My responsibilities also included engineering the storage architecture. We utilized Amazon S3 for durable, highly available object storage to handle user file uploads. However, decoupling the storage from the compute instances introduced a significant technical hurdle: cross-origin security blocks.
Initially, direct file uploads from the web application failed
silently. Because the application was being served via our custom
Cloudflare domain, the web browser blocked cross-origin requests
to the native AWS S3 endpoint. To resolve this, I had to dive deep
into S3 permissions and architect a strict Cross-Origin Resource
Sharing (CORS) policy. This policy explicitly allowed
PUT and POST methods exclusively from
https://egl211.rirori.xyz.
I paired this CORS configuration with a tightly scoped Bucket
Policy on our storage bucket
(grp2-prod-webapp-uploads-s3), ensuring the principle
of least privilege by explicitly defining allowed actions such as
s3:PutObject and s3:GetObject.
Figs 3-4. Securing S3 with Strict Bucket & CORS Policies
A major focus of this project was securing the perimeter. Following the principle of least privilege, I restricted the Load Balancer's security group to only allow traffic from Cloudflare's verified IP ranges. This hides the AWS infrastructure from the open internet and mitigates direct DDoS attacks.

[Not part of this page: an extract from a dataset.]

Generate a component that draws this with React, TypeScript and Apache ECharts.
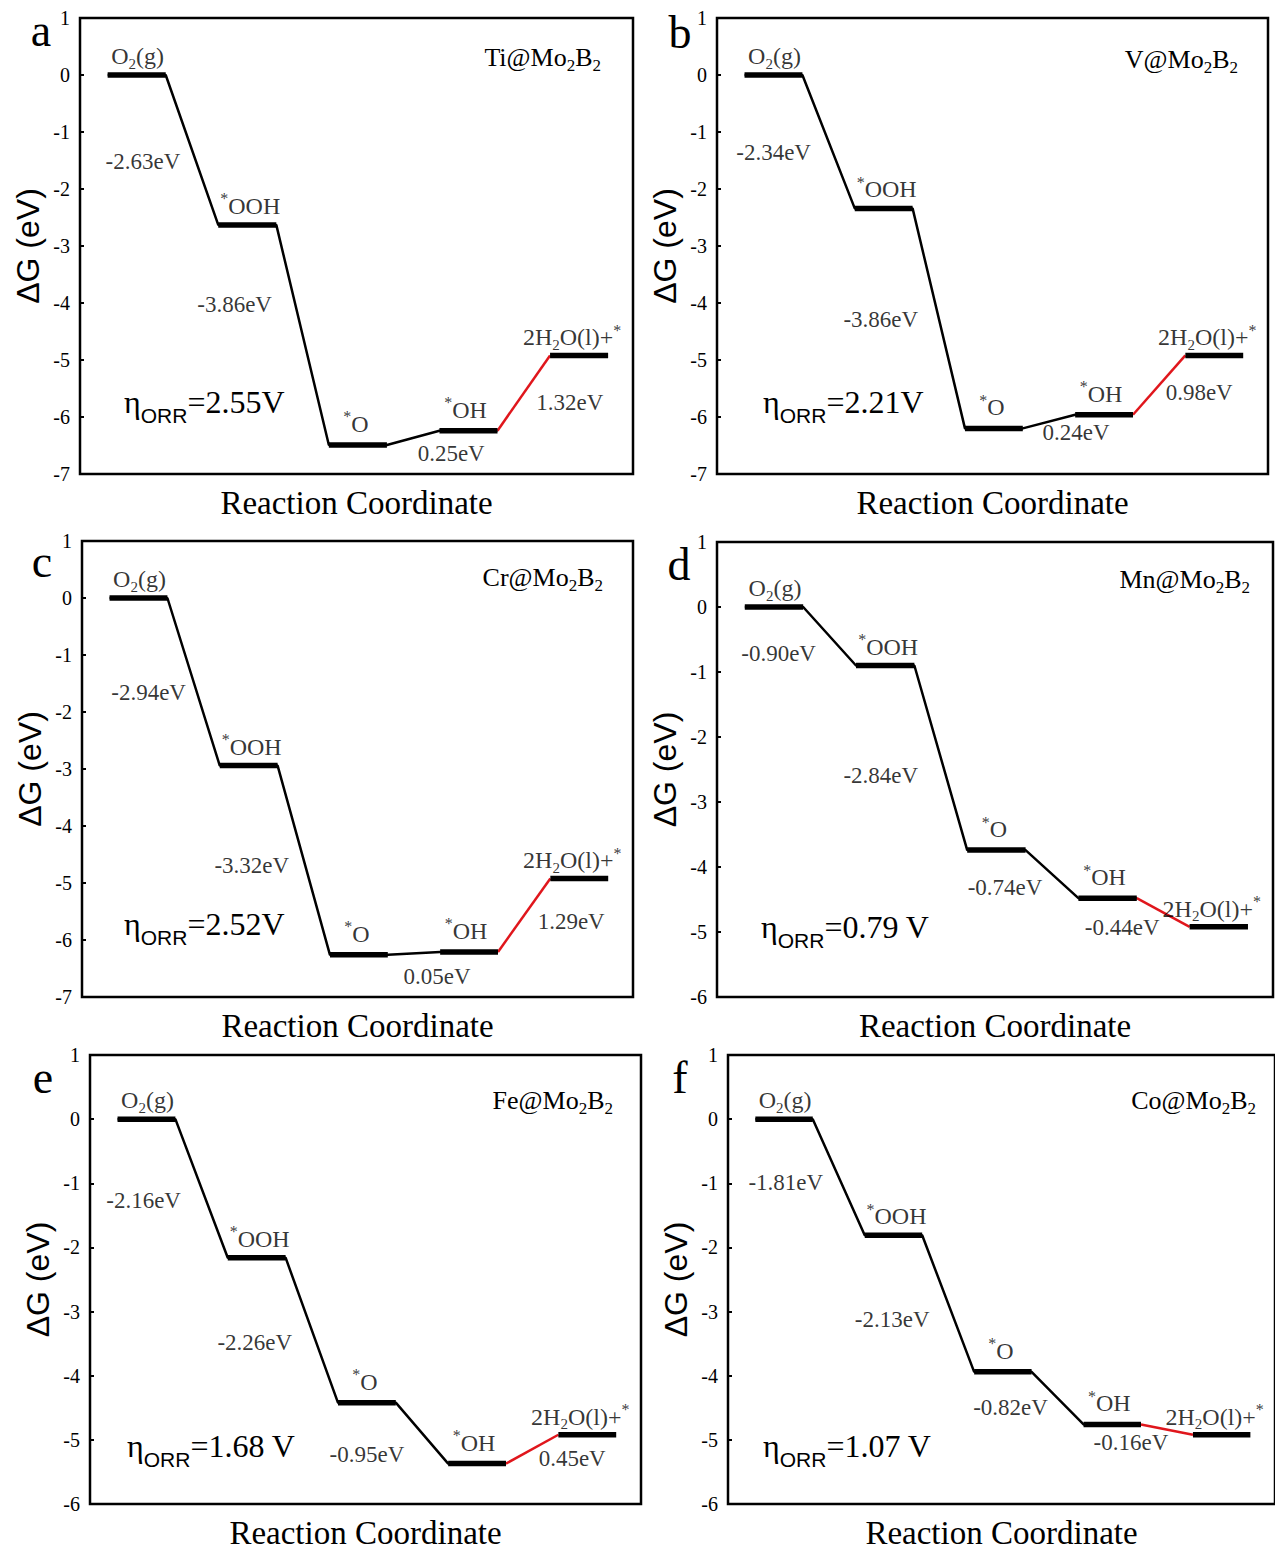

To protect sensitive S3 upload and download functionalities without hardcoding authentication into the backend, I implemented Cloudflare Zero Trust. By setting up an identity-aware proxy, every user is forced to authenticate against a specific GitHub organization before their traffic is even routed to the internal AWS Load Balancer.
Figs 5-6. Custom DNS & Identity-Aware Proxy Configuration
Because the application and database servers sit inside private subnets without public IPs, direct SSH access is impossible. We deployed a Bastion host in the public subnet to act as a secure jump box.
Instead of leaving sensitive private key files sitting on the
Bastion host (a major security risk if the host is compromised), I
utilized SSH Agent Forwarding (ssh -A). This protocol
allows the local machine's SSH agent to seamlessly authenticate
the connection from the Bastion into the private EC2 instances,
ensuring the private key never leaves my local device.
Furthermore, we hardened the Bastion by installing Fail2ban to
immediately ban IPs attempting brute-force attacks.
Fig 7. Agent Forwarding through the Bastion Host
Serving as the Group Leader for this deployment was a massive exercise in coordination and architectural planning.
Managing a distributed system taught me that consistency is the foundation of security. Moving from manual configurations to automated deployments through the ALB and User Data scripts completely changed how I view infrastructure reliability.
A major technical hurdle I encountered was "session drift." Because the web application initially used local file-based PHP sessions, users frequently got logged out when the Load Balancer routed their subsequent requests to a different EC2 instance. This was a critical architectural lesson: true horizontal scaling requires statelessness. If I were to rebuild this architecture, I would implement a centralized session management system to store session data in a central "Source of Truth" like Redis (ElastiCache) or the RDS database.
Beyond the technical architecture, this project reinforced that team coordination is rarely straightforward. As reflected in the final documentation, compiling our report required me to take ownership of the overall structure, standardizing the styling and formatting across all team members' disparate contributions, and meticulously managing all figure references. It was a practical lesson in how clear communication and consistent documentation standards are just as critical to a successful deployment as the infrastructure itself.